Here is a simple neural network architecture to recognise hand-written digits based off the famous MNIST dataset
The training images are 28 x 28 pixels, 784 pixels in total. Since images are greyscaled, each pixel ranges from 0 to 255. 255 means white, 0 means black.
This is a simple neural network, only with 2 layers.
- Input Layer: Contains our 784 nodes, each mapped to a node
- Hidden Layer: 10 units, ReLU activation function
- Output Layer: 10 output units (each representing 1 digit), Softmax activation function
-
$A^{[0]} = X$ is our input layer, there is no processing there, it is just the 784 pixels. -
$Z^{[1]} = W^{[1]} A^{[0]} + b^{[1]}$ calculates the linear transformation for the first hidden layer, and introduces weights and biases to the equations. -
$A^{[1]} = g(Z^{[1]}) = ReLU(Z^{[1]})$ applies the ReLU activation function to introduce non-linearity. -
$Z^{[2]} = W^{[2]} A^{[1]} + b^{[2]}$ computes the linear transformation for the output layer, with weights and biases from the first hidden layer. -
$A^{[2]} = softmax(Z^{[2]})$ applies the softmax activation function to produce class probabilities.
-
$dZ^{[2]} = A^{[2]} - Y$ calculates the derivative of the cost with respect to$Z^{[2]}$ . -
$db^{[2]} = \frac{1}{m} \sum dZ^{[2]}$ computes the gradient of the bias for layer 2. -
$dZ^{[1]} = W^{[2]T} dZ^{[2]} \cdot g'(Z^{[1]})$ calculates the derivative of the cost with respect to$Z^{[1]}$ using the chain rule. -
$dW^{[1]} = \frac{1}{m} dZ^{[1]} X^T$ computes the gradient of the weights for layer 1. -
$db^{[1]} = \frac{1}{m} \sum dZ^{[1]}$ calculates the gradient of the bias for layer 1.
-
$W^{[1]} = W^{[1]} - \alpha dW^{[1]}$ updates the weights for layer 1 using the learning rate$\alpha$ and the gradient$dW^{[1]}$ . -
$b^{[1]} = b^{[1]} - \alpha db^{[1]}$ updates the bias for layer 1. -
$W^{[2]} = W^{[2]} - \alpha dW^{[2]}$ updates the weights for layer 2. -
$b^{[2]} = b^{[2]} - \alpha db^{[2]}$ updates the bias for layer 2.

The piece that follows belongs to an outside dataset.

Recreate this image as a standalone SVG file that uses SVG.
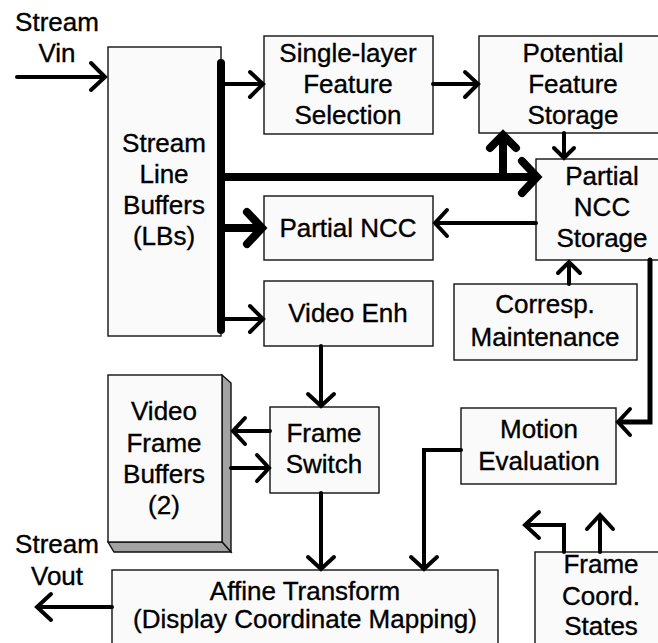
<svg xmlns="http://www.w3.org/2000/svg" width="658" height="643" viewBox="0 0 658 643">
  <style>
    .box { fill: #fafafa; stroke: #111; stroke-width: 1.4; }
    .lbl { font-family: "Liberation Sans", Arial, sans-serif; font-size: 26px; fill: #000; stroke: #000; stroke-width: 0.35; text-anchor: middle; }
    .w { fill: none; stroke: #000; stroke-width: 4; stroke-linecap: round; stroke-linejoin: miter; }
    .wk { fill: none; stroke: #000; stroke-width: 8; stroke-linecap: round; stroke-linejoin: miter; }
    .shade { fill: #a3a3a3; stroke: #111; stroke-width: 1.4; }
  </style>
  <rect width="658" height="643" fill="#ffffff"/>

  <!-- free-standing I/O labels -->
  <g id="stream-in">
    <text class="lbl" x="57" y="31">Stream</text>
    <text class="lbl" x="57" y="62">Vin</text>
  </g>
  <g id="stream-out">
    <text class="lbl" x="57" y="553">Stream</text>
    <text class="lbl" x="57" y="585">Vout</text>
  </g>

  <g id="line-buffers">
    <rect class="box" x="108" y="47" width="113" height="289"/>
    <text class="lbl" x="164" y="152">Stream</text>
    <text class="lbl" x="164" y="183">Line</text>
    <text class="lbl" x="164" y="214">Buffers</text>
    <text class="lbl" x="164" y="245">(LBs)</text>
  </g>

  <g id="feature-selection">
    <rect class="box" x="264" y="36" width="169" height="98"/>
    <text class="lbl" x="348" y="62">Single-layer</text>
    <text class="lbl" x="348" y="93">Feature</text>
    <text class="lbl" x="348" y="124">Selection</text>
  </g>

  <g id="potential-feature-storage">
    <rect class="box" x="479" y="36" width="190" height="97"/>
    <text class="lbl" x="573" y="62">Potential</text>
    <text class="lbl" x="573" y="93">Feature</text>
    <text class="lbl" x="573" y="124">Storage</text>
  </g>

  <g id="partial-ncc-storage">
    <rect class="box" x="536" y="159" width="133" height="101"/>
    <text class="lbl" x="602" y="185">Partial</text>
    <text class="lbl" x="602" y="216">NCC</text>
    <text class="lbl" x="602" y="247">Storage</text>
  </g>

  <g id="partial-ncc">
    <rect class="box" x="264" y="196" width="169" height="64"/>
    <text class="lbl" x="348" y="237">Partial NCC</text>
  </g>

  <g id="video-enh">
    <rect class="box" x="264" y="281" width="169" height="65"/>
    <text class="lbl" x="348" y="322">Video Enh</text>
  </g>

  <g id="corresp-maintenance">
    <rect class="box" x="454" y="284" width="183" height="76"/>
    <text class="lbl" x="545" y="313">Corresp.</text>
    <text class="lbl" x="545" y="346">Maintenance</text>
  </g>

  <g id="motion-evaluation">
    <rect class="box" x="461" y="408" width="155" height="76"/>
    <text class="lbl" x="539" y="438">Motion</text>
    <text class="lbl" x="539" y="470">Evaluation</text>
  </g>

  <g id="frame-switch">
    <rect class="box" x="270" y="407" width="109" height="86"/>
    <text class="lbl" x="324" y="442">Frame</text>
    <text class="lbl" x="324" y="473">Switch</text>
  </g>

  <g id="video-frame-buffers">
    <polygon class="shade" points="222,375 231,383 231,552 222,542"/>
    <polygon class="shade" points="108,542 222,542 231,552 114,552"/>
    <rect class="box" x="108" y="375" width="114" height="167"/>
    <text class="lbl" x="164" y="420">Video</text>
    <text class="lbl" x="164" y="452">Frame</text>
    <text class="lbl" x="164" y="483">Buffers</text>
    <text class="lbl" x="164" y="514">(2)</text>
  </g>

  <g id="affine-transform">
    <rect class="box" x="112" y="570" width="386" height="80"/>
    <text class="lbl" x="305" y="600">Affine Transform</text>
    <text class="lbl" x="305" y="628">(Display Coordinate Mapping)</text>
  </g>

  <g id="frame-coord-states">
    <rect class="box" x="535" y="552" width="134" height="98"/>
    <text class="lbl" x="601" y="573">Frame</text>
    <text class="lbl" x="601" y="605">Coord.</text>
    <text class="lbl" x="601" y="635">States</text>
  </g>

  <g id="connectors">
    <!-- input stream into the line buffers -->
    <line class="w" x1="17" y1="77" x2="104" y2="77"/>
    <polyline class="w" points="91,63 105,77 91,90"/>

    <!-- line-buffer output bus -->
    <line class="wk" x1="221" y1="63" x2="221" y2="330"/>

    <!-- bus to feature selection -->
    <line class="w" x1="221" y1="84" x2="262" y2="84"/>
    <polyline class="w" points="250,72 263,84 250,97"/>

    <!-- wide bus to partial NCC storage -->
    <line class="wk" x1="221" y1="177" x2="535" y2="177"/>
    <polyline class="wk" points="522,161 537,177 522,193"/>

    <!-- wide branch up to potential feature storage -->
    <line class="wk" x1="503" y1="177" x2="503" y2="137"/>
    <polyline class="wk" points="490,148 503,135 516,148"/>

    <!-- feature selection to potential storage -->
    <line class="w" x1="433" y1="84" x2="477" y2="84"/>
    <polyline class="w" points="465,72 478,84 465,97"/>

    <!-- potential storage down to partial NCC storage -->
    <line class="w" x1="564" y1="133" x2="564" y2="157"/>
    <polyline class="w" points="554,148 564,158 574,148"/>

    <!-- wide bus to partial NCC -->
    <line class="wk" x1="221" y1="228" x2="259" y2="228"/>
    <polyline class="wk" points="247,212 262,228 247,244"/>

    <!-- partial NCC storage back to partial NCC -->
    <line class="w" x1="536" y1="223" x2="437" y2="223"/>
    <polyline class="w" points="447,210 435,223 447,236"/>

    <!-- correspondence maintenance up to storage -->
    <line class="w" x1="569" y1="284" x2="569" y2="263"/>
    <polyline class="w" points="558,273 569,262 580,273"/>

    <!-- bus to video enhancement -->
    <line class="w" x1="221" y1="319" x2="262" y2="319"/>
    <polyline class="w" points="250,306 263,319 250,332"/>

    <!-- partial NCC storage to motion evaluation -->
    <polyline class="w" style="stroke-width:5" points="650,260 650,422 620,422"/>
    <polyline class="w" points="630,409 618,422 630,435"/>

    <!-- video enhancement to frame switch -->
    <line class="w" x1="321" y1="346" x2="321" y2="405"/>
    <polyline class="w" points="308,394 321,406 334,394"/>

    <!-- frame switch to frame buffers -->
    <line class="w" x1="270" y1="431" x2="235" y2="431"/>
    <polyline class="w" points="245,418 233,431 245,444"/>

    <!-- frame buffers to frame switch -->
    <line class="w" x1="231" y1="468" x2="268" y2="468"/>
    <polyline class="w" points="257,455 269,468 257,481"/>

    <!-- frame switch to affine transform -->
    <line class="w" x1="321" y1="493" x2="321" y2="568"/>
    <polyline class="w" points="308,557 321,569 334,557"/>

    <!-- motion evaluation to affine transform -->
    <polyline class="w" points="461,450 424,450 424,568"/>
    <polyline class="w" points="411,557 424,569 437,557"/>

    <!-- affine transform to output stream -->
    <line class="w" x1="112" y1="607" x2="38" y2="607"/>
    <polyline class="w" points="51,594 37,607 51,620"/>

    <!-- frame coordinate state outputs -->
    <polyline class="w" points="564,552 564,525 527,525"/>
    <polyline class="w" points="539,512 525,525 539,538"/>
    <line class="w" x1="600" y1="552" x2="600" y2="517"/>
    <polyline class="w" points="587,529 600,515 613,529"/>
  </g>
</svg>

Overall, this is a pretty simple architecture that acheived a 90% accuracy. Definite improvements can be made, for example the current architecture uses a simple 2-layer neural network (784 -> 10 -> 10). We could onsider adding more layers or increasing the number of neurons in the hidden layer to capture more complex patterns. Other than that, adding batch normalization after the ReLU activation could improve training stability and experimenting with other activation functions like ELU or LeakyReLU for the hidden layer could well optimise performance.